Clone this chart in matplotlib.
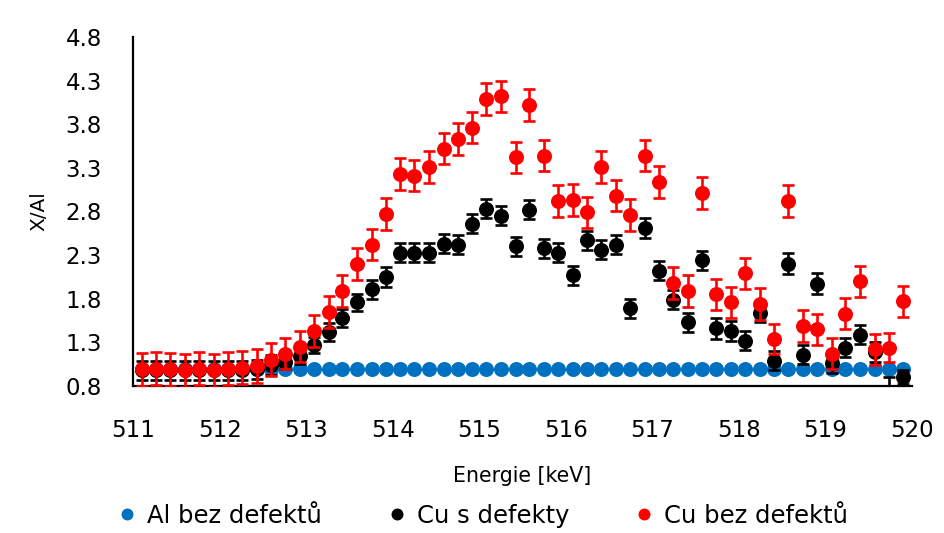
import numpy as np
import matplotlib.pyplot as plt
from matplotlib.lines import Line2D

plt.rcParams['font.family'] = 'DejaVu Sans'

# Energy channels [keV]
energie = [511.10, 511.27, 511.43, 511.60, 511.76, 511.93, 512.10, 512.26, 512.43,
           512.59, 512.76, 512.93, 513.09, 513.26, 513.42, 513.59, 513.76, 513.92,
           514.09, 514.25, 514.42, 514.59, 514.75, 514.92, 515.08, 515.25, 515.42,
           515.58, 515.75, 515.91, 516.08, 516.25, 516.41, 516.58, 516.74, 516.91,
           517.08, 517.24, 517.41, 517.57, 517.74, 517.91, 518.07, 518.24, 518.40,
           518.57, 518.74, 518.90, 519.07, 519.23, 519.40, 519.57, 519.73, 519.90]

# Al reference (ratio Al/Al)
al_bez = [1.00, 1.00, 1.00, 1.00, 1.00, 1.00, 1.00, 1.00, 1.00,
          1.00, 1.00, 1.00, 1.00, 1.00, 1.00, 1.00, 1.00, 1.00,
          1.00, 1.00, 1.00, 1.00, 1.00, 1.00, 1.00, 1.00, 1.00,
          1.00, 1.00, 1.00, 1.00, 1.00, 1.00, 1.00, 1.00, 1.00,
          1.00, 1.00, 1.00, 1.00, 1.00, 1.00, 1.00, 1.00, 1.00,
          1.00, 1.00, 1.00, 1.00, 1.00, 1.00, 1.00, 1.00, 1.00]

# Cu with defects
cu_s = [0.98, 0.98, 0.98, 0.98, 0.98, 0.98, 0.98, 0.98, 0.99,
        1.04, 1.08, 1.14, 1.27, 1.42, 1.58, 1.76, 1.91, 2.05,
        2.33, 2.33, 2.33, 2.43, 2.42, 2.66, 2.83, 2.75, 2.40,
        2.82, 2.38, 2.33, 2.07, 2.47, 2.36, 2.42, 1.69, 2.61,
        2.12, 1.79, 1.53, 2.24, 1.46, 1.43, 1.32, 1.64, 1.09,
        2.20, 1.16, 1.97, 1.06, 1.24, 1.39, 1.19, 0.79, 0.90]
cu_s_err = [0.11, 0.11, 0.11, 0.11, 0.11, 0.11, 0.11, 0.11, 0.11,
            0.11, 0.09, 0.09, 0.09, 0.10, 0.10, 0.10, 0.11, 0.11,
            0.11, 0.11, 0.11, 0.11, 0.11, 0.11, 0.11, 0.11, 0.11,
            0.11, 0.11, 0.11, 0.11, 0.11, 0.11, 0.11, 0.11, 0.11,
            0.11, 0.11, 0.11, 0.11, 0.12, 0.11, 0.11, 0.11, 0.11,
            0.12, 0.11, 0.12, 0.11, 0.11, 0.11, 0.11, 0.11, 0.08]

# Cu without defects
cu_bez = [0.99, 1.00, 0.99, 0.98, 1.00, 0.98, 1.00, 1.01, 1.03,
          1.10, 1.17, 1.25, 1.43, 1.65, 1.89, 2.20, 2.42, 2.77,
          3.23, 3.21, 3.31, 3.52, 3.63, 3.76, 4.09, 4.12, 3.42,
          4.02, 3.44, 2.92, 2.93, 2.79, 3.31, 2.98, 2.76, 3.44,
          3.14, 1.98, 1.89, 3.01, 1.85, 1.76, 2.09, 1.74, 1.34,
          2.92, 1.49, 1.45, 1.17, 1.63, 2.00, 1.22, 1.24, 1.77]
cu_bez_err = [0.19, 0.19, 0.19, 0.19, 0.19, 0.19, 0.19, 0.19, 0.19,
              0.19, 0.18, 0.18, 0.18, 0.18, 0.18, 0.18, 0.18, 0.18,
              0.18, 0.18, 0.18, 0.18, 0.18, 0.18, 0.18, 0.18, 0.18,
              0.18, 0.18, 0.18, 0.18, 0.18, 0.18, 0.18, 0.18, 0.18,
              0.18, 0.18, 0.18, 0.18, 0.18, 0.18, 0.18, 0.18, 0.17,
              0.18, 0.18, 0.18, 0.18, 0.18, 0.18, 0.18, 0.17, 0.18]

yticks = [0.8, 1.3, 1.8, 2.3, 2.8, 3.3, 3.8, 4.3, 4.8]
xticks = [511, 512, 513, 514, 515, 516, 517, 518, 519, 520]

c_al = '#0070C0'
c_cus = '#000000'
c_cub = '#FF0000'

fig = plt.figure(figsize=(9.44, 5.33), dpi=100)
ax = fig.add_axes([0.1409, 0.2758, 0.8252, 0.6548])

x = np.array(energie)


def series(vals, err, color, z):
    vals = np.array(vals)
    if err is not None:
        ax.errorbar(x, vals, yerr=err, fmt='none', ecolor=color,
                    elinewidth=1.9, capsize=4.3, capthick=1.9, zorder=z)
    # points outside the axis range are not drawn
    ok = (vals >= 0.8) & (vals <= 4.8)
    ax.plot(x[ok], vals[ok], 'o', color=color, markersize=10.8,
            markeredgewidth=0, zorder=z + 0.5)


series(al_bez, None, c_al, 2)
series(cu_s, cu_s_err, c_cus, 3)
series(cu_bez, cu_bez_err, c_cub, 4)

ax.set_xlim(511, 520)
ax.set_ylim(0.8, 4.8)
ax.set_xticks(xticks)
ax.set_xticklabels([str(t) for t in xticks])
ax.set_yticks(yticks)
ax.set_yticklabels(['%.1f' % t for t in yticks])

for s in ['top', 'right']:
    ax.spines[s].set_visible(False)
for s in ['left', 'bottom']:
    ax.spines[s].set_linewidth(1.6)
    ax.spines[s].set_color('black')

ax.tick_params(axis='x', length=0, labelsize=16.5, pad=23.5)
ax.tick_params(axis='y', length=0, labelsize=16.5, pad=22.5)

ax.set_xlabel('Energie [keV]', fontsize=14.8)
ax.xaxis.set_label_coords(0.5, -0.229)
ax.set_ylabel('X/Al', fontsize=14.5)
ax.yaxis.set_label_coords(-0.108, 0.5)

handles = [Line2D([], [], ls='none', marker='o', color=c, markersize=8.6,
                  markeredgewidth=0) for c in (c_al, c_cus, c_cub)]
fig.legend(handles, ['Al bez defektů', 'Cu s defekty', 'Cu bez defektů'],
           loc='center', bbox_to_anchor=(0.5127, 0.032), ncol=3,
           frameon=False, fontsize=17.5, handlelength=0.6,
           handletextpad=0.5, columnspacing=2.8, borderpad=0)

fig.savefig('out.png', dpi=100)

Short task: Set the pictures aside and transcribe the data above exactly.

Written solution:
Clone this chart in matplotlib.
import numpy as np
import matplotlib.pyplot as plt
from matplotlib.lines import Line2D

plt.rcParams['font.family'] = 'DejaVu Sans'

# Energy channels [keV]
energie = [511.10, 511.27, 511.43, 511.60, 511.76, 511.93, 512.10, 512.26, 512.43,
           512.59, 512.76, 512.93, 513.09, 513.26, 513.42, 513.59, 513.76, 513.92,
           514.09, 514.25, 514.42, 514.59, 514.75, 514.92, 515.08, 515.25, 515.42,
           515.58, 515.75, 515.91, 516.08, 516.25, 516.41, 516.58, 516.74, 516.91,
           517.08, 517.24, 517.41, 517.57, 517.74, 517.91, 518.07, 518.24, 518.40,
           518.57, 518.74, 518.90, 519.07, 519.23, 519.40, 519.57, 519.73, 519.90]

# Al reference (ratio Al/Al)
al_bez = [1.00, 1.00, 1.00, 1.00, 1.00, 1.00, 1.00, 1.00, 1.00,
          1.00, 1.00, 1.00, 1.00, 1.00, 1.00, 1.00, 1.00, 1.00,
          1.00, 1.00, 1.00, 1.00, 1.00, 1.00, 1.00, 1.00, 1.00,
          1.00, 1.00, 1.00, 1.00, 1.00, 1.00, 1.00, 1.00, 1.00,
          1.00, 1.00, 1.00, 1.00, 1.00, 1.00, 1.00, 1.00, 1.00,
          1.00, 1.00, 1.00, 1.00, 1.00, 1.00, 1.00, 1.00, 1.00]

# Cu with defects
cu_s = [0.98, 0.98, 0.98, 0.98, 0.98, 0.98, 0.98, 0.98, 0.99,
        1.04, 1.08, 1.14, 1.27, 1.42, 1.58, 1.76, 1.91, 2.05,
        2.33, 2.33, 2.33, 2.43, 2.42, 2.66, 2.83, 2.75, 2.40,
        2.82, 2.38, 2.33, 2.07, 2.47, 2.36, 2.42, 1.69, 2.61,
        2.12, 1.79, 1.53, 2.24, 1.46, 1.43, 1.32, 1.64, 1.09,
        2.20, 1.16, 1.97, 1.06, 1.24, 1.39, 1.19, 0.79, 0.90]
cu_s_err = [0.11, 0.11, 0.11, 0.11, 0.11, 0.11, 0.11, 0.11, 0.11,
            0.11, 0.09, 0.09, 0.09, 0.10, 0.10, 0.10, 0.11, 0.11,
            0.11, 0.11, 0.11, 0.11, 0.11, 0.11, 0.11, 0.11, 0.11,
            0.11, 0.11, 0.11, 0.11, 0.11, 0.11, 0.11, 0.11, 0.11,
            0.11, 0.11, 0.11, 0.11, 0.12, 0.11, 0.11, 0.11, 0.11,
            0.12, 0.11, 0.12, 0.11, 0.11, 0.11, 0.11, 0.11, 0.08]

# Cu without defects
cu_bez = [0.99, 1.00, 0.99, 0.98, 1.00, 0.98, 1.00, 1.01, 1.03,
          1.10, 1.17, 1.25, 1.43, 1.65, 1.89, 2.20, 2.42, 2.77,
          3.23, 3.21, 3.31, 3.52, 3.63, 3.76, 4.09, 4.12, 3.42,
          4.02, 3.44, 2.92, 2.93, 2.79, 3.31, 2.98, 2.76, 3.44,
          3.14, 1.98, 1.89, 3.01, 1.85, 1.76, 2.09, 1.74, 1.34,
          2.92, 1.49, 1.45, 1.17, 1.63, 2.00, 1.22, 1.24, 1.77]
cu_bez_err = [0.19, 0.19, 0.19, 0.19, 0.19, 0.19, 0.19, 0.19, 0.19,
              0.19, 0.18, 0.18, 0.18, 0.18, 0.18, 0.18, 0.18, 0.18,
              0.18, 0.18, 0.18, 0.18, 0.18, 0.18, 0.18, 0.18, 0.18,
              0.18, 0.18, 0.18, 0.18, 0.18, 0.18, 0.18, 0.18, 0.18,
              0.18, 0.18, 0.18, 0.18, 0.18, 0.18, 0.18, 0.18, 0.17,
              0.18, 0.18, 0.18, 0.18, 0.18, 0.18, 0.18, 0.17, 0.18]

yticks = [0.8, 1.3, 1.8, 2.3, 2.8, 3.3, 3.8, 4.3, 4.8]
xticks = [511, 512, 513, 514, 515, 516, 517, 518, 519, 520]

c_al = '#0070C0'
c_cus = '#000000'
c_cub = '#FF0000'

fig = plt.figure(figsize=(9.44, 5.33), dpi=100)
ax = fig.add_axes([0.1409, 0.2758, 0.8252, 0.6548])

x = np.array(energie)


def series(vals, err, color, z):
    vals = np.array(vals)
    if err is not None:
        ax.errorbar(x, vals, yerr=err, fmt='none', ecolor=color,
                    elinewidth=1.9, capsize=4.3, capthick=1.9, zorder=z)
    # points outside the axis range are not drawn
    ok = (vals >= 0.8) & (vals <= 4.8)
    ax.plot(x[ok], vals[ok], 'o', color=color, markersize=10.8,
            markeredgewidth=0, zorder=z + 0.5)


series(al_bez, None, c_al, 2)
series(cu_s, cu_s_err, c_cus, 3)
series(cu_bez, cu_bez_err, c_cub, 4)

ax.set_xlim(511, 520)
ax.set_ylim(0.8, 4.8)
ax.set_xticks(xticks)
ax.set_xticklabels([str(t) for t in xticks])
ax.set_yticks(yticks)
ax.set_yticklabels(['%.1f' % t for t in yticks])

for s in ['top', 'right']:
    ax.spines[s].set_visible(False)
for s in ['left', 'bottom']:
    ax.spines[s].set_linewidth(1.6)
    ax.spines[s].set_color('black')

ax.tick_params(axis='x', length=0, labelsize=16.5, pad=23.5)
ax.tick_params(axis='y', length=0, labelsize=16.5, pad=22.5)

ax.set_xlabel('Energie [keV]', fontsize=14.8)
ax.xaxis.set_label_coords(0.5, -0.229)
ax.set_ylabel('X/Al', fontsize=14.5)
ax.yaxis.set_label_coords(-0.108, 0.5)

handles = [Line2D([], [], ls='none', marker='o', color=c, markersize=8.6,
                  markeredgewidth=0) for c in (c_al, c_cus, c_cub)]
fig.legend(handles, ['Al bez defektů', 'Cu s defekty', 'Cu bez defektů'],
           loc='center', bbox_to_anchor=(0.5127, 0.032), ncol=3,
           frameon=False, fontsize=17.5, handlelength=0.6,
           handletextpad=0.5, columnspacing=2.8, borderpad=0)

fig.savefig('out.png', dpi=100)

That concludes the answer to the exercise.